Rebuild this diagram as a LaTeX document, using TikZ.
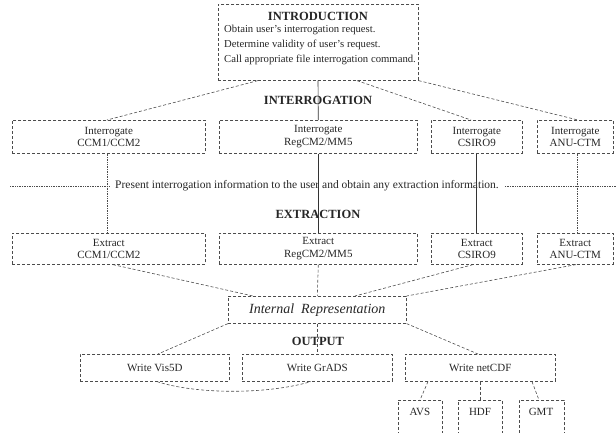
\documentclass[tikz,border=0pt]{standalone}
\usepackage{fontspec}
\setmainfont{Liberation Serif}
\usetikzlibrary{calc}
\begin{document}
\begin{tikzpicture}[x=1pt,y=-1pt,
  box/.style={draw=black!70, densely dashed, line width=0.6pt, anchor=north west, inner sep=0pt, align=center, font=\fontsize{11}{12.5}\selectfont, text=black!85},
  txt/.style={font=\fontsize{11.5}{14}\selectfont, text=black!85, inner sep=0pt},
  itxt/.style={font=\fontsize{10.7}{14}\selectfont, text=black!85, inner sep=0pt, anchor=west},
  head/.style={font=\fontsize{12.5}{14}\selectfont\bfseries, text=black!85, inner sep=0pt},
  dl/.style={draw=black!70, densely dashed, line width=0.6pt},
  dt/.style={draw=black!70, densely dotted, line width=0.7pt},
  sl/.style={draw=black!80, line width=0.6pt},
]
\useasboundingbox (0,0) rectangle (616,432);
% introduction
\node[box, minimum width=200pt, minimum height=76pt] (intro) at (218,4) {};
\node[head] (hintro) at (318,16) {INTRODUCTION};
\node[itxt] (l1) at (224,30) {Obtain user's interrogation request.};
\node[itxt] (l2) at (224,45) {Determine validity of user's request.};
\node[itxt] (l3) at (224,60) {Call appropriate file interrogation command.};
% headings
\node[head] (hinter) at (318,100) {INTERROGATION};
\node[head] (hextr) at (318,214) {EXTRACTION};
\node[head] (hout) at (318,341) {OUTPUT};
% interrogate row
\node[box, minimum width=193pt, minimum height=33pt] (ic) at (12,120) {Interrogate\\CCM1/CCM2};
\node[box, minimum width=198pt, minimum height=33pt] (ir) at (219,120) {Interrogate\\RegCM2/MM5};
\node[box, minimum width=91pt, minimum height=33pt] (is) at (431,120) {Interrogate\\CSIRO9};
\node[box, minimum width=76pt, minimum height=33pt] (ia) at (537,120) {Interrogate\\ANU-CTM};
% present line
\node[txt] (pres) at (307,186) {Present interrogation information to the user and obtain any extraction information.};
\coordinate (pl) at (10,186);
\coordinate (pr) at (616,186);
\draw[dt] (pl) -- ($(pres.west)+(-6,0)$);
\draw[dt] ($(pres.east)+(6,0)$) -- (pr);
% extract row
\node[box, minimum width=193pt, minimum height=31pt] (ec) at (12,233) {Extract\\CCM1/CCM2};
\node[box, minimum width=198pt, minimum height=31pt] (er) at (219,233) {Extract\\RegCM2/MM5};
\node[box, minimum width=91pt, minimum height=31pt] (es) at (431,233) {Extract\\CSIRO9};
\node[box, minimum width=76pt, minimum height=31pt] (ea) at (537,233) {Extract\\ANU-CTM};
% internal representation
\node[box, minimum width=178pt, minimum height=27pt, font=\fontsize{14}{15}\selectfont\itshape] (rep) at (228,296) {Internal\ \ Representation};
% writes
\node[box, minimum width=149pt, minimum height=27pt] (wv) at (80,354) {Write Vis5D};
\node[box, minimum width=150pt, minimum height=27pt] (wg) at (242,354) {Write GrADS};
\node[box, minimum width=150pt, minimum height=27pt] (wn) at (405,354) {Write netCDF};
% formats
\node[box, minimum width=44pt, minimum height=40pt] (avs) at (398,400) {};
\node[box, minimum width=44pt, minimum height=40pt] (hdf) at (458,400) {};
\node[box, minimum width=45pt, minimum height=40pt] (gmt) at (519,400) {};
\node[txt, font=\fontsize{11}{13}\selectfont] (avsl) at (420,412) {AVS};
\node[txt, font=\fontsize{11}{13}\selectfont] (hdfl) at (480,412) {HDF};
\node[txt, font=\fontsize{11}{13}\selectfont] (gmtl) at (541,412) {GMT};
% connectors intro -> interrogate
\draw[dl] ($(intro.south west)+(40,0)$) -- ($(ic.north west)+(95,0)$);
\draw[sl] ($(intro.south west)+(100,0)$) -- (ir.north);
\draw[dl] ($(intro.south west)+(139,0)$) -- ($(is.north west)+(40,0)$);
\draw[dl] (intro.south east) -- ($(ia.north west)+(41,0)$);
% interrogate -> extract
\draw[dt] ($(ic.south west)+(95,0)$) -- ($(ec.north west)+(95,0)$);
\draw[sl] (ir.south) -- (er.north);
\draw[sl] ($(is.south west)+(45,0)$) -- ($(es.north west)+(45,0)$);
\draw[dt] ($(ia.south west)+(40,0)$) -- ($(ea.north west)+(40,0)$);
% extract -> internal representation
\draw[dl] ($(ec.south west)+(101,0)$) -- ($(rep.north west)+(25,0)$);
\draw[dl] (er.south) -- (rep.north);
\draw[dl] ($(es.south west)+(42,0)$) -- ($(rep.north west)+(127,0)$);
\draw[dl] ($(ea.south west)+(39,0)$) -- (rep.north east);
% internal representation -> writes
\draw[dl] (rep.south west) -- ($(wv.north west)+(78,0)$);
\draw[dl] (rep.south) -- (wg.north);
\draw[dl] (rep.south east) -- ($(wn.north west)+(73,0)$);
\draw[dl] ($(wv.south west)+(77,0)$) .. controls (195,394) and (265,395) .. ($(wg.south west)+(69,0)$);
% netCDF -> formats
\draw[dl] ($(wn.south west)+(23,0)$) -- ($(avs.north west)+(22,0)$);
\draw[dl] ($(wn.south west)+(75,0)$) -- ($(hdf.north west)+(22,0)$);
\draw[dl] ($(wn.south west)+(127,0)$) -- ($(gmt.north west)+(20,0)$);
\end{tikzpicture}
\end{document}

------------------------------------

# What the exercise asks
Pictures excluded, quote all the data above exactly.

# Written reply
Rebuild this diagram as a LaTeX document, using TikZ.
\documentclass[tikz,border=0pt]{standalone}
\usepackage{fontspec}
\setmainfont{Liberation Serif}
\usetikzlibrary{calc}
\begin{document}
\begin{tikzpicture}[x=1pt,y=-1pt,
  box/.style={draw=black!70, densely dashed, line width=0.6pt, anchor=north west, inner sep=0pt, align=center, font=\fontsize{11}{12.5}\selectfont, text=black!85},
  txt/.style={font=\fontsize{11.5}{14}\selectfont, text=black!85, inner sep=0pt},
  itxt/.style={font=\fontsize{10.7}{14}\selectfont, text=black!85, inner sep=0pt, anchor=west},
  head/.style={font=\fontsize{12.5}{14}\selectfont\bfseries, text=black!85, inner sep=0pt},
  dl/.style={draw=black!70, densely dashed, line width=0.6pt},
  dt/.style={draw=black!70, densely dotted, line width=0.7pt},
  sl/.style={draw=black!80, line width=0.6pt},
]
\useasboundingbox (0,0) rectangle (616,432);
% introduction
\node[box, minimum width=200pt, minimum height=76pt] (intro) at (218,4) {};
\node[head] (hintro) at (318,16) {INTRODUCTION};
\node[itxt] (l1) at (224,30) {Obtain user's interrogation request.};
\node[itxt] (l2) at (224,45) {Determine validity of user's request.};
\node[itxt] (l3) at (224,60) {Call appropriate file interrogation command.};
% headings
\node[head] (hinter) at (318,100) {INTERROGATION};
\node[head] (hextr) at (318,214) {EXTRACTION};
\node[head] (hout) at (318,341) {OUTPUT};
% interrogate row
\node[box, minimum width=193pt, minimum height=33pt] (ic) at (12,120) {Interrogate\\CCM1/CCM2};
\node[box, minimum width=198pt, minimum height=33pt] (ir) at (219,120) {Interrogate\\RegCM2/MM5};
\node[box, minimum width=91pt, minimum height=33pt] (is) at (431,120) {Interrogate\\CSIRO9};
\node[box, minimum width=76pt, minimum height=33pt] (ia) at (537,120) {Interrogate\\ANU-CTM};
% present line
\node[txt] (pres) at (307,186) {Present interrogation information to the user and obtain any extraction information.};
\coordinate (pl) at (10,186);
\coordinate (pr) at (616,186);
\draw[dt] (pl) -- ($(pres.west)+(-6,0)$);
\draw[dt] ($(pres.east)+(6,0)$) -- (pr);
% extract row
\node[box, minimum width=193pt, minimum height=31pt] (ec) at (12,233) {Extract\\CCM1/CCM2};
\node[box, minimum width=198pt, minimum height=31pt] (er) at (219,233) {Extract\\RegCM2/MM5};
\node[box, minimum width=91pt, minimum height=31pt] (es) at (431,233) {Extract\\CSIRO9};
\node[box, minimum width=76pt, minimum height=31pt] (ea) at (537,233) {Extract\\ANU-CTM};
% internal representation
\node[box, minimum width=178pt, minimum height=27pt, font=\fontsize{14}{15}\selectfont\itshape] (rep) at (228,296) {Internal\ \ Representation};
% writes
\node[box, minimum width=149pt, minimum height=27pt] (wv) at (80,354) {Write Vis5D};
\node[box, minimum width=150pt, minimum height=27pt] (wg) at (242,354) {Write GrADS};
\node[box, minimum width=150pt, minimum height=27pt] (wn) at (405,354) {Write netCDF};
% formats
\node[box, minimum width=44pt, minimum height=40pt] (avs) at (398,400) {};
\node[box, minimum width=44pt, minimum height=40pt] (hdf) at (458,400) {};
\node[box, minimum width=45pt, minimum height=40pt] (gmt) at (519,400) {};
\node[txt, font=\fontsize{11}{13}\selectfont] (avsl) at (420,412) {AVS};
\node[txt, font=\fontsize{11}{13}\selectfont] (hdfl) at (480,412) {HDF};
\node[txt, font=\fontsize{11}{13}\selectfont] (gmtl) at (541,412) {GMT};
% connectors intro -> interrogate
\draw[dl] ($(intro.south west)+(40,0)$) -- ($(ic.north west)+(95,0)$);
\draw[sl] ($(intro.south west)+(100,0)$) -- (ir.north);
\draw[dl] ($(intro.south west)+(139,0)$) -- ($(is.north west)+(40,0)$);
\draw[dl] (intro.south east) -- ($(ia.north west)+(41,0)$);
% interrogate -> extract
\draw[dt] ($(ic.south west)+(95,0)$) -- ($(ec.north west)+(95,0)$);
\draw[sl] (ir.south) -- (er.north);
\draw[sl] ($(is.south west)+(45,0)$) -- ($(es.north west)+(45,0)$);
\draw[dt] ($(ia.south west)+(40,0)$) -- ($(ea.north west)+(40,0)$);
% extract -> internal representation
\draw[dl] ($(ec.south west)+(101,0)$) -- ($(rep.north west)+(25,0)$);
\draw[dl] (er.south) -- (rep.north);
\draw[dl] ($(es.south west)+(42,0)$) -- ($(rep.north west)+(127,0)$);
\draw[dl] ($(ea.south west)+(39,0)$) -- (rep.north east);
% internal representation -> writes
\draw[dl] (rep.south west) -- ($(wv.north west)+(78,0)$);
\draw[dl] (rep.south) -- (wg.north);
\draw[dl] (rep.south east) -- ($(wn.north west)+(73,0)$);
\draw[dl] ($(wv.south west)+(77,0)$) .. controls (195,394) and (265,395) .. ($(wg.south west)+(69,0)$);
% netCDF -> formats
\draw[dl] ($(wn.south west)+(23,0)$) -- ($(avs.north west)+(22,0)$);
\draw[dl] ($(wn.south west)+(75,0)$) -- ($(hdf.north west)+(22,0)$);
\draw[dl] ($(wn.south west)+(127,0)$) -- ($(gmt.north west)+(20,0)$);
\end{tikzpicture}
\end{document}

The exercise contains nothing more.